Fed's top regulator says changes to supervision coming later this year

Federal Reserve Vice Chair for Supervision Michael Barr is overseeing a six-month push to change the culture of the central bank's supervision arm.
Bloomberg

The Federal Reserve's chief regulator said his post banking crisis reform effort is entering a new phase. 

Speaking during a conference on governance and culture in the financial services sector, Fed Vice Chair for Supervision Michael Barr said he will oversee an initiative to overhaul bank supervision across the Federal Reserve System during the remainder of this year. 

"Over the next six months, we're going to do a project that looks systemwide at the areas where we can enhance our supervisory culture, our practices, our behaviors, ours tools and also where we need to change our regulation of firms," Barr said at the event, which was hosted by the Federal Reserve Bank of New York. "We're extremely focused on that."

Barr said the changes will be informed by three primary inputs. The first is the lengthy report compiled by Fed staffers about the failure of Silicon Valley Bank this spring — a six-week effort that Barr oversaw directly. The others are a 2009 report from the New York Fed on the future of supervision and an internal "blue sky visioning process" about alternative approaches to bank supervision. 

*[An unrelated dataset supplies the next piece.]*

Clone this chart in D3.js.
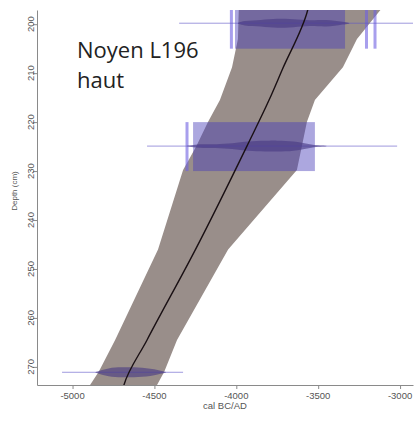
<!DOCTYPE html>
<html><head><meta charset="utf-8">
<script src="https://cdn.jsdelivr.net/npm/d3@7"></script>
<style>html,body{margin:0;padding:0;background:#fff;}</style>
</head><body><div id="chart"></div>
<script>
// ---- data ----
const xTicks = [-5000, -4500, -4000, -3500, -3000];
const yTicks = [200, 210, 220, 230, 240, 250, 260, 270];
// age-depth envelope (depth, lower bound, upper bound) and mean
const envDepth = [195, 197.1, 203, 208.8, 215.5, 220, 225, 229.8, 246, 264.5, 271, 273.7, 276];
const envLow   = [-3975, -3985, -3990, -4026, -4100, -4173, -4245, -4325, -4478, -4740, -4840, -4893, -4930];
const envHigh  = [-3090, -3120, -3263, -3349, -3520, -3569, -3600, -3630, -4050, -4362, -4440, -4484, -4520];
const meanDepth = [195, 197.1, 209.4, 215.5, 224.9, 246.2, 264.5, 273.7, 276];
const meanYear  = [-3550, -3564, -3721, -3800, -3935, -4252, -4545, -4686, -4700];
// dated samples
const dateDepth = [199.8, 224.9, 271.1];
const dateLineFrom = [-4349, -4545, -5064];
const dateLineTo = [-2900, -3018, -4325];
const boxTop = [195, 220, null];
const boxBottom = [205, 230, null];
const boxFrom = [-4008, -4264, null];
const boxTo = [-3336, -3520, null];
const bars = [[-4030, -3205, -3153], [-4301], []];
const blobYears = [
  [-3990, -3950, -3900, -3850, -3800, -3750, -3700, -3650, -3600, -3550, -3500, -3450, -3400, -3350, -3310],
  [-4300, -4250, -4200, -4150, -4100, -4050, -4000, -3950, -3900, -3850, -3800, -3750, -3700, -3650, -3600, -3550, -3500, -3450],
  [-4860, -4820, -4780, -4740, -4700, -4650, -4600, -4550, -4500, -4460, -4430]
];
const blobDensity = [
  [0.1, 0.55, 0.6, 0.7, 0.9, 1.0, 1.0, 0.9, 0.75, 0.6, 0.7, 0.75, 0.6, 0.3, 0.05],
  [0.05, 0.3, 0.35, 0.35, 0.4, 0.45, 0.6, 0.8, 0.9, 0.95, 1.0, 1.0, 0.95, 0.85, 0.6, 0.35, 0.1, 0.05],
  [0.05, 0.5, 0.8, 0.95, 1.0, 1.0, 0.95, 0.85, 0.6, 0.3, 0.05]
];
const blobMax = [4.5, 5.5, 5];

// ---- layout ----
const W = 418, H = 421;
const x = d3.scaleLinear().domain([-5217, -2921]).range([37, 413]);
const y = d3.scaleLinear().domain([197.1, 273.7]).range([10, 385]);
const FONT = "'Liberation Sans', Arial, sans-serif";

const svg = d3.select("#chart").append("svg").attr("width", W).attr("height", H)
  .style("font-family", FONT);

svg.append("defs").append("clipPath").attr("id", "clip")
  .append("rect").attr("x", 37).attr("y", 10).attr("width", 376).attr("height", 375);

const plot = svg.append("g").attr("clip-path", "url(#clip)");

// envelope
const envData = envDepth.map((d, i) => ({d, lo: envLow[i], hi: envHigh[i]}));
plot.append("path").datum(envData)
  .attr("d", d3.area().y(e => y(e.d)).x0(e => x(e.lo)).x1(e => x(e.hi)))
  .attr("fill", "#998e8a");

// boxes
dateDepth.forEach((dd, i) => {
  if (boxTop[i] != null) {
    plot.append("rect")
      .attr("x", x(boxFrom[i])).attr("width", x(boxTo[i]) - x(boxFrom[i]))
      .attr("y", y(boxTop[i])).attr("height", y(boxBottom[i]) - y(boxTop[i]))
      .attr("fill", "rgba(72,60,185,0.45)");
    bars[i].forEach(b => {
      plot.append("rect").attr("x", x(b) - 1.5).attr("width", 3)
        .attr("y", y(boxTop[i])).attr("height", y(boxBottom[i]) - y(boxTop[i]))
        .attr("fill", "rgba(110,95,225,0.6)");
    });
  }
  plot.append("line")
    .attr("x1", x(dateLineFrom[i])).attr("x2", x(dateLineTo[i]))
    .attr("y1", y(dd)).attr("y2", y(dd))
    .attr("stroke", "rgba(95,85,200,0.6)").attr("stroke-width", 1);
  const h = d3.scaleLinear().domain([0, 1]).range([0, blobMax[i]]);
  const pts = blobYears[i].map((yr, k) => ({yr, p: blobDensity[i][k]}));
  plot.append("path").datum(pts)
    .attr("d", d3.area().curve(d3.curveBasis).x(p => x(p.yr))
      .y0(p => y(dd) - h(p.p)).y1(p => y(dd) + h(p.p)))
    .attr("fill", "rgba(70,55,130,0.6)");
});

// mean line
plot.append("path").datum(meanDepth.map((d, i) => ({d, v: meanYear[i]})))
  .attr("d", d3.line().curve(d3.curveMonotoneY).y(p => y(p.d)).x(p => x(p.v)))
  .attr("fill", "none").attr("stroke", "#1a1014").attr("stroke-width", 1.4);

// axes
const axCol = "#8a8a8a";
const xAxis = svg.append("g").attr("transform", "translate(0,385)")
  .call(d3.axisBottom(x).tickValues(xTicks).tickSize(4).tickSizeOuter(0).tickFormat(() => ""));
const yAxis = svg.append("g").attr("transform", "translate(37,0)")
  .call(d3.axisLeft(y).tickValues(yTicks).tickSize(4).tickSizeOuter(0).tickFormat(() => ""));
[xAxis, yAxis].forEach(a => {
  a.select(".domain").attr("stroke", axCol);
  a.selectAll(".tick line").attr("stroke", axCol);
});

// tick labels
svg.append("g").selectAll("text").data(xTicks).join("text")
  .attr("x", d => x(d)).attr("y", 399).attr("text-anchor", "middle")
  .attr("fill", "#555").style("font-size", "9.5px")
  .text(d => String(d));
svg.append("g").selectAll("text").data(yTicks).join("text")
  .attr("transform", d => `translate(34,${y(d)}) rotate(-90)`)
  .attr("text-anchor", "middle")
  .attr("fill", "#555").style("font-size", "9.5px")
  .text(d => String(d));

svg.append("text").attr("x", 225).attr("y", 409).attr("text-anchor", "middle")
  .attr("fill", "#555").style("font-size", "9.5px").text("cal BC/AD");
svg.append("text").attr("transform", "translate(17,191) rotate(-90)")
  .attr("text-anchor", "middle").attr("fill", "#555").style("font-size", "8px").text("Depth (cm)");

// title
const t = svg.append("text").attr("fill", "#222")
  .style("font-family", "'Open Sans', sans-serif").style("font-size", "22px");
t.append("tspan").attr("x", 77).attr("y", 58).text("Noyen L196");
t.append("tspan").attr("x", 77).attr("y", 88).text("haut");
</script>
</body></html>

One potential change already being explored is the incorporation of a tool Barr referred to as "reverse stress testing." Unlike a traditional stress test, in which supervisors measure how a bank's balance sheet reacts to a fixed stressful scenario, they, instead, determine what kind of conditions a bank would have to face before failing to determine its greatest points of vulnerability.

"You obviously can then use that as a tool for looking at ways that a firm itself might be more resilient," Barr said. "And you can use it as an exercise to help you to free up the brain to think about things that are not inside the normal observed pattern."

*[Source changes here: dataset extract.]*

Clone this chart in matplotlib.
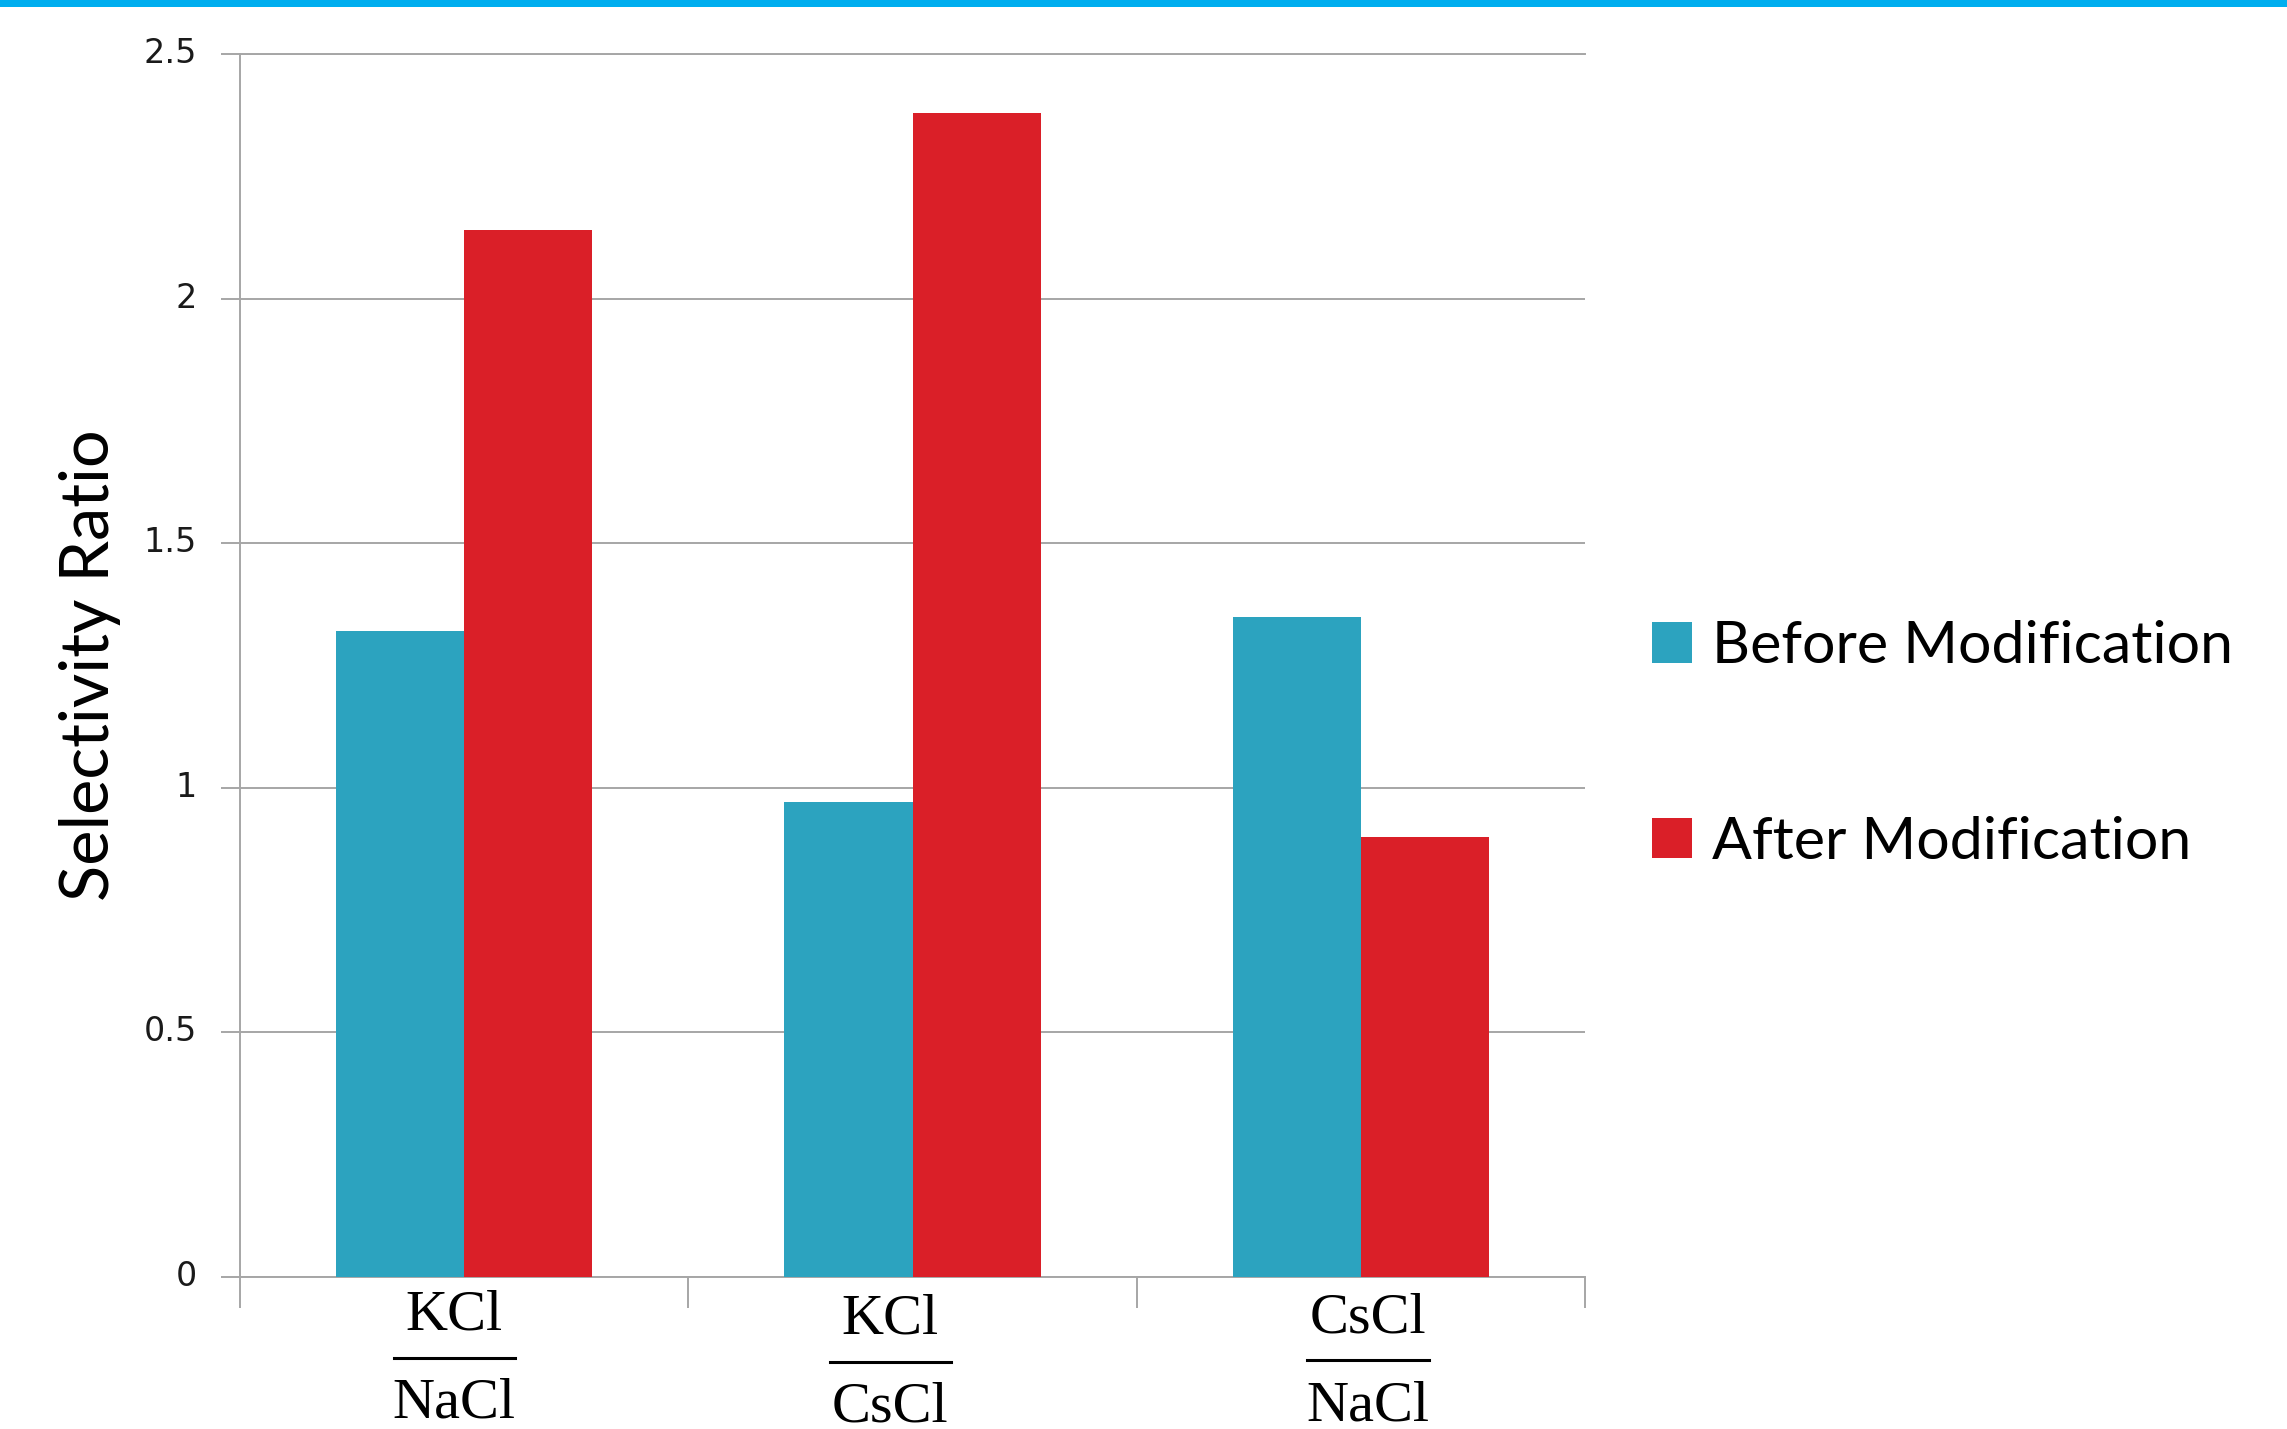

The adoption of reverse stress testing is still a nascent idea within the broader supervisory reform effort, Barr said, but he noted that it embodies the Fed's goal of thinking outside the box about potential risks.

Barr said the Fed is also looking to financial regulatory regimes around the world for inspiration. He pointed to the U.K.'s focus on holding senior managers accountable and its practice of applying firm-level capital or liquidity requirements to address specific deficiencies. Barr noted that the latter set of actions falls under what is known in the Basel Regulatory Framework as "pillar 2" approaches, which regulatory experts say the Fed can access with minimal policy changes

He also noted that regulators in Australia and the Netherlands have made great strides in incorporating behavioral science to identify cultural deficiencies.

"There's a ton that we could learn from other jurisdictions," Barr said.

Barr also said his cultural reform effort will include a push for Fed supervisors to be swifter in identifying and addressing regulatory concerns. Doing so, he said, will require moving away from the institution's typical, deliberate pace.  

"We tend to have a culture that really makes it difficult for the institution to act quickly with supervision. We try to build consensus. We want to make sure that our evidentiary reference is strong. We're an institution that focuses on process, but we're not an institution that moves quickly on supervisions," Barr said. "We're great in a crisis, but on supervisory issues, as an institution, we move more slowly."

New York Fed President John Williams, who shared the stage with Barr during the event, said Fed supervisors should focus more on the cultural tone being set by boards of directors at banks they supervise, noting that "we tend not to talk about boards of directors as much as we should."

Williams has overseen the New York Fed's Governance & Cultural Reform initiative since taking the top post at the reserve bank in 2018. The program was launched by his predecessor, William Dudley, to explore bank-level cultural failings in response to the 2008 financial crisis. Williams said a key mission of his is to not only highlight institutional failings, but also the successes of strong risk management cultures. 

"Culture is not just about avoiding bad behavior," he said. "It's actually about conceptualizing and supporting and fostering good behavior to help the organization be successful on a sustained basis."

Because of this, the event highlighted successful cultural initiatives from outside the financial services sector, including nuclear operations and medicine. Many of the speakers came from the worlds of psychology and behavioral science — fields from which Barr and Williams said it could be helpful to draw as the Fed looks to diversify its supervisory staff.

"As an academic, some of the most important work that I did was in collaboration with a behavioral economist to look at ways that regulation and economics and psychology come together to form a full picture of the way in which financial decisions are made," Barr said. "Having interdisciplinary perspectives is really critical, and I would love to see us move the system to bring in interdisciplinary expertise to look at risk."